Dominant tree species information is fundamental to forest management — species differ in ecological roles, economic value, and cultural importance. Traditional field surveys supply these data but are costly and spatially limited. Airborne Laser Scanning (ALS) now enables modelling of forest attributes, including dominant species, across large areas with high structural detail.
This project develops and evaluates a Python-based workflow to predict dominant tree species at the stand level in the Petawawa Research Forest (PRF), Ontario, using ALS-derived structural metrics and a Random Forest classifier. A central research question is whether ALS data alone is sufficient for species classification, or whether fusing it with Landsat 8 multispectral imagery substantially improves accuracy.
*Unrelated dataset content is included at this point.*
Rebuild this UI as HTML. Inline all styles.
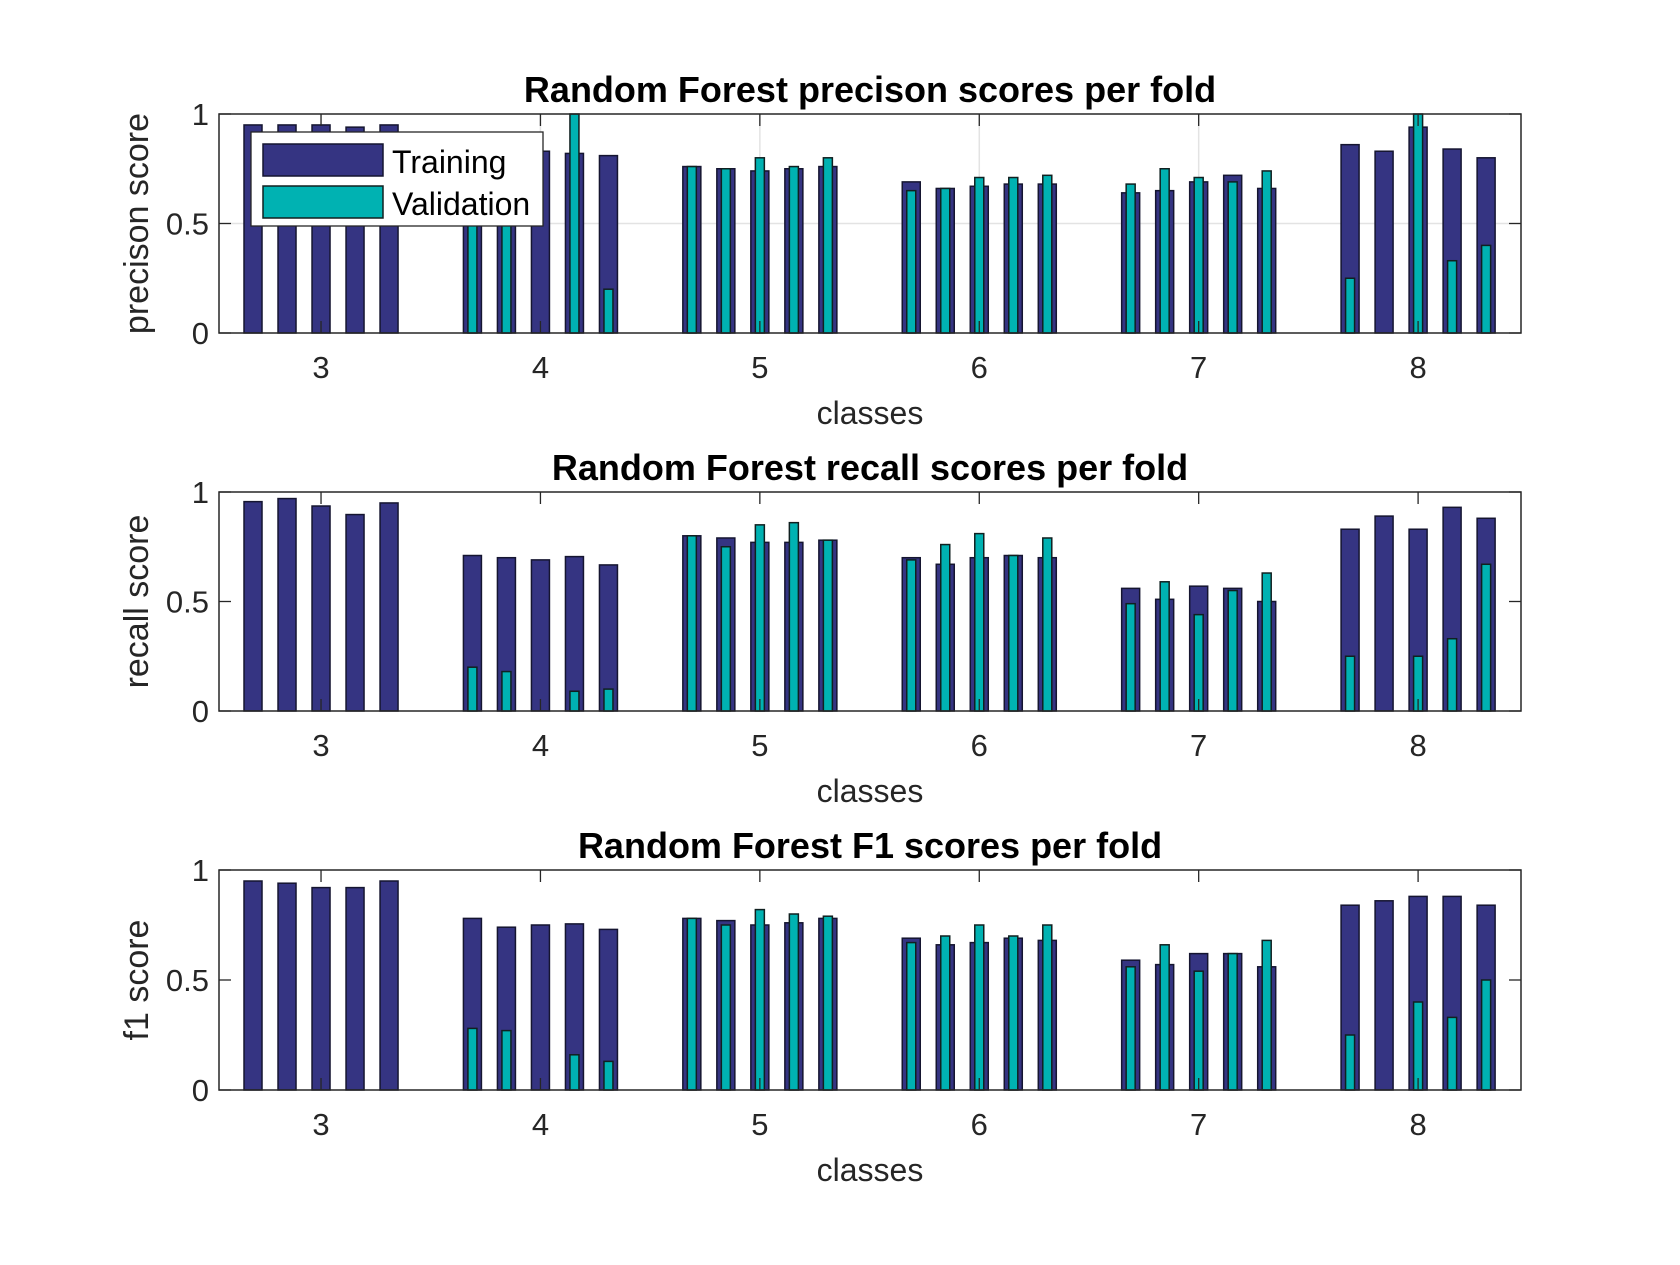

Topographic metrics (slope and aspect) were derived from the PRF 2012 DTM using ArcPy's Spatial Analyst extension. Seven stand-level metrics from the 2018 EFI surfaces — basal area, total aboveground biomass (summed across four size classes), dominant/codominant height, quadratic mean DBH, Lorey's height, stand density, and gross total volume — were loaded as raster layers. Landsat 8 Bands 2–7 (Blue through SWIR2) were included as multispectral predictors; the coastal aerosol band was excluded.
All 15 feature layers (7 stand metrics + 6 spectral bands + slope + aspect) were stacked into a composite raster. Ground plot observations with fewer than 3 samples were grouped into an "Other" class to avoid model instability. A RandomForestClassifier was trained on a 70/30 train-validation split and applied pixel-by-pixel to the full landscape composite to produce a wall-to-wall species map.
Using ALS structural metrics alone produced low overall accuracy. Adding Landsat 8 multispectral bands substantially improved per-class precision and recall, confirming that data fusion is necessary for reliable species classification.